» **Work to complete**
Can you copy out the data exactly? Leave the images out.

======== Source material

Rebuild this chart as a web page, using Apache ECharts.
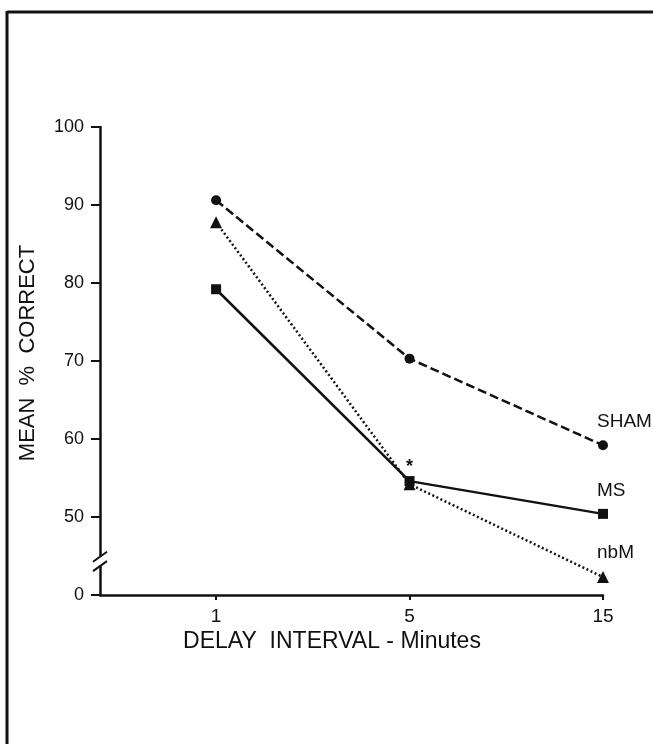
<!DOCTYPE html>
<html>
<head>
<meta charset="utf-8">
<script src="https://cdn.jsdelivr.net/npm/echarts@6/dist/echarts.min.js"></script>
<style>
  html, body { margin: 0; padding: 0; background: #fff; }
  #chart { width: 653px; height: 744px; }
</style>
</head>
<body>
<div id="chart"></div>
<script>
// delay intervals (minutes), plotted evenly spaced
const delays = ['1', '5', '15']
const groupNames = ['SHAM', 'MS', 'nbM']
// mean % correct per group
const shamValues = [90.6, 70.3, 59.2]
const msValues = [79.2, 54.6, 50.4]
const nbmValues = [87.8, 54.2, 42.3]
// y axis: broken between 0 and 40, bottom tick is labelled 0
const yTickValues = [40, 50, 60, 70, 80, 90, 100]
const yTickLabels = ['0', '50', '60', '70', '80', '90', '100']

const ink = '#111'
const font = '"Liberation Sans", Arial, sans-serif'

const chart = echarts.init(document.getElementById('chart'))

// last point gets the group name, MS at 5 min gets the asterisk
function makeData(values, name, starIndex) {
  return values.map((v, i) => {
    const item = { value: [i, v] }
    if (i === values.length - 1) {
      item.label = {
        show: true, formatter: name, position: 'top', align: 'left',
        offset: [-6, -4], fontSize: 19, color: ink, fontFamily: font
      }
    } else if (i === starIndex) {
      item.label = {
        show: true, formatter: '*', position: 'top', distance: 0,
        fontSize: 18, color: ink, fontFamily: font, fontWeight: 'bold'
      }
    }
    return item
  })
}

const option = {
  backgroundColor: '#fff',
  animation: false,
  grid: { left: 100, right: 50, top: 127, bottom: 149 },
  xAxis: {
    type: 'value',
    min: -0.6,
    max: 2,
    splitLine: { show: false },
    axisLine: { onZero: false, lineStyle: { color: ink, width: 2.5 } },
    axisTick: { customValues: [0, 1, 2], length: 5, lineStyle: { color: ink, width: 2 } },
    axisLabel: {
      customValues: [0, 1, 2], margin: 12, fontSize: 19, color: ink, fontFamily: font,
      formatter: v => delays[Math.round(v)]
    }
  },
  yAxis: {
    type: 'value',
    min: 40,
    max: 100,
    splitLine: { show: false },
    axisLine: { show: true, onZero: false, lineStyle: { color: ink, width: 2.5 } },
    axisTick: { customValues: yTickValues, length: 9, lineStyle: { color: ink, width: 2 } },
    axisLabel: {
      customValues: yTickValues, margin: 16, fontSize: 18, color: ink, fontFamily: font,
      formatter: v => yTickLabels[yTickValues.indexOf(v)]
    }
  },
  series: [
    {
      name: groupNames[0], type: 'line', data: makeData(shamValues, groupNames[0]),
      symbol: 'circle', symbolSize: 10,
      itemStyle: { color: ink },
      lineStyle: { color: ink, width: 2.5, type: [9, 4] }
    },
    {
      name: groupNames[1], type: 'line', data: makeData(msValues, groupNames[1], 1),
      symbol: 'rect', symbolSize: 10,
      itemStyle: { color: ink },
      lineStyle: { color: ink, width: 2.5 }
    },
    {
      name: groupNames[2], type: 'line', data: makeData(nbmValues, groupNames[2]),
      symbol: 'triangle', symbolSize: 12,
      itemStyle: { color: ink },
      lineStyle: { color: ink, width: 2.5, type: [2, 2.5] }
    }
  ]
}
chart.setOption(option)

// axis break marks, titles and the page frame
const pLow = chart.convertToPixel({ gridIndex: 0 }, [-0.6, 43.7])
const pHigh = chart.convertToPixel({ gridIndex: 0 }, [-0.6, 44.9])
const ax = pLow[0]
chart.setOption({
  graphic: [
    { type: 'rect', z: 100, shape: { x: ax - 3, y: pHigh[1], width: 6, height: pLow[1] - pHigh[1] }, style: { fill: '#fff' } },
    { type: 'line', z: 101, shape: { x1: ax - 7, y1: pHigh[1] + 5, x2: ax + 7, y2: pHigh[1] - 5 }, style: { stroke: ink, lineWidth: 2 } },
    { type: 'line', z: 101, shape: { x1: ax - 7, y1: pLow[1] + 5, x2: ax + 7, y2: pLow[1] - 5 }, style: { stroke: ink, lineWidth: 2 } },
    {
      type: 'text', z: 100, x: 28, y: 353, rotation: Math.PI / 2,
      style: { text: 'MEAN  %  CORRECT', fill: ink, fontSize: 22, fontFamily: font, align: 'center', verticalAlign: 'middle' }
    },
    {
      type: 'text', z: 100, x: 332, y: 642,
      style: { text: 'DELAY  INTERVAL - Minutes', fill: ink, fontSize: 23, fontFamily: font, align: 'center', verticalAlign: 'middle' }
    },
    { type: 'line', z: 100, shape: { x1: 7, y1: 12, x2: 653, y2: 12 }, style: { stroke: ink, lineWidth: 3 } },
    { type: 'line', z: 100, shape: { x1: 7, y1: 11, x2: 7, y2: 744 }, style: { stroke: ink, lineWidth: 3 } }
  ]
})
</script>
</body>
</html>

================

» **Answer for the task**
Rebuild this chart as a web page, using Apache ECharts.
<!DOCTYPE html>
<html>
<head>
<meta charset="utf-8">
<script src="https://cdn.jsdelivr.net/npm/echarts@6/dist/echarts.min.js"></script>
<style>
  html, body { margin: 0; padding: 0; background: #fff; }
  #chart { width: 653px; height: 744px; }
</style>
</head>
<body>
<div id="chart"></div>
<script>
// delay intervals (minutes), plotted evenly spaced
const delays = ['1', '5', '15']
const groupNames = ['SHAM', 'MS', 'nbM']
// mean % correct per group
const shamValues = [90.6, 70.3, 59.2]
const msValues = [79.2, 54.6, 50.4]
const nbmValues = [87.8, 54.2, 42.3]
// y axis: broken between 0 and 40, bottom tick is labelled 0
const yTickValues = [40, 50, 60, 70, 80, 90, 100]
const yTickLabels = ['0', '50', '60', '70', '80', '90', '100']

const ink = '#111'
const font = '"Liberation Sans", Arial, sans-serif'

const chart = echarts.init(document.getElementById('chart'))

// last point gets the group name, MS at 5 min gets the asterisk
function makeData(values, name, starIndex) {
  return values.map((v, i) => {
    const item = { value: [i, v] }
    if (i === values.length - 1) {
      item.label = {
        show: true, formatter: name, position: 'top', align: 'left',
        offset: [-6, -4], fontSize: 19, color: ink, fontFamily: font
      }
    } else if (i === starIndex) {
      item.label = {
        show: true, formatter: '*', position: 'top', distance: 0,
        fontSize: 18, color: ink, fontFamily: font, fontWeight: 'bold'
      }
    }
    return item
  })
}

const option = {
  backgroundColor: '#fff',
  animation: false,
  grid: { left: 100, right: 50, top: 127, bottom: 149 },
  xAxis: {
    type: 'value',
    min: -0.6,
    max: 2,
    splitLine: { show: false },
    axisLine: { onZero: false, lineStyle: { color: ink, width: 2.5 } },
    axisTick: { customValues: [0, 1, 2], length: 5, lineStyle: { color: ink, width: 2 } },
    axisLabel: {
      customValues: [0, 1, 2], margin: 12, fontSize: 19, color: ink, fontFamily: font,
      formatter: v => delays[Math.round(v)]
    }
  },
  yAxis: {
    type: 'value',
    min: 40,
    max: 100,
    splitLine: { show: false },
    axisLine: { show: true, onZero: false, lineStyle: { color: ink, width: 2.5 } },
    axisTick: { customValues: yTickValues, length: 9, lineStyle: { color: ink, width: 2 } },
    axisLabel: {
      customValues: yTickValues, margin: 16, fontSize: 18, color: ink, fontFamily: font,
      formatter: v => yTickLabels[yTickValues.indexOf(v)]
    }
  },
  series: [
    {
      name: groupNames[0], type: 'line', data: makeData(shamValues, groupNames[0]),
      symbol: 'circle', symbolSize: 10,
      itemStyle: { color: ink },
      lineStyle: { color: ink, width: 2.5, type: [9, 4] }
    },
    {
      name: groupNames[1], type: 'line', data: makeData(msValues, groupNames[1], 1),
      symbol: 'rect', symbolSize: 10,
      itemStyle: { color: ink },
      lineStyle: { color: ink, width: 2.5 }
    },
    {
      name: groupNames[2], type: 'line', data: makeData(nbmValues, groupNames[2]),
      symbol: 'triangle', symbolSize: 12,
      itemStyle: { color: ink },
      lineStyle: { color: ink, width: 2.5, type: [2, 2.5] }
    }
  ]
}
chart.setOption(option)

// axis break marks, titles and the page frame
const pLow = chart.convertToPixel({ gridIndex: 0 }, [-0.6, 43.7])
const pHigh = chart.convertToPixel({ gridIndex: 0 }, [-0.6, 44.9])
const ax = pLow[0]
chart.setOption({
  graphic: [
    { type: 'rect', z: 100, shape: { x: ax - 3, y: pHigh[1], width: 6, height: pLow[1] - pHigh[1] }, style: { fill: '#fff' } },
    { type: 'line', z: 101, shape: { x1: ax - 7, y1: pHigh[1] + 5, x2: ax + 7, y2: pHigh[1] - 5 }, style: { stroke: ink, lineWidth: 2 } },
    { type: 'line', z: 101, shape: { x1: ax - 7, y1: pLow[1] + 5, x2: ax + 7, y2: pLow[1] - 5 }, style: { stroke: ink, lineWidth: 2 } },
    {
      type: 'text', z: 100, x: 28, y: 353, rotation: Math.PI / 2,
      style: { text: 'MEAN  %  CORRECT', fill: ink, fontSize: 22, fontFamily: font, align: 'center', verticalAlign: 'middle' }
    },
    {
      type: 'text', z: 100, x: 332, y: 642,
      style: { text: 'DELAY  INTERVAL - Minutes', fill: ink, fontSize: 23, fontFamily: font, align: 'center', verticalAlign: 'middle' }
    },
    { type: 'line', z: 100, shape: { x1: 7, y1: 12, x2: 653, y2: 12 }, style: { stroke: ink, lineWidth: 3 } },
    { type: 'line', z: 100, shape: { x1: 7, y1: 11, x2: 7, y2: 744 }, style: { stroke: ink, lineWidth: 3 } }
  ]
})
</script>
</body>
</html>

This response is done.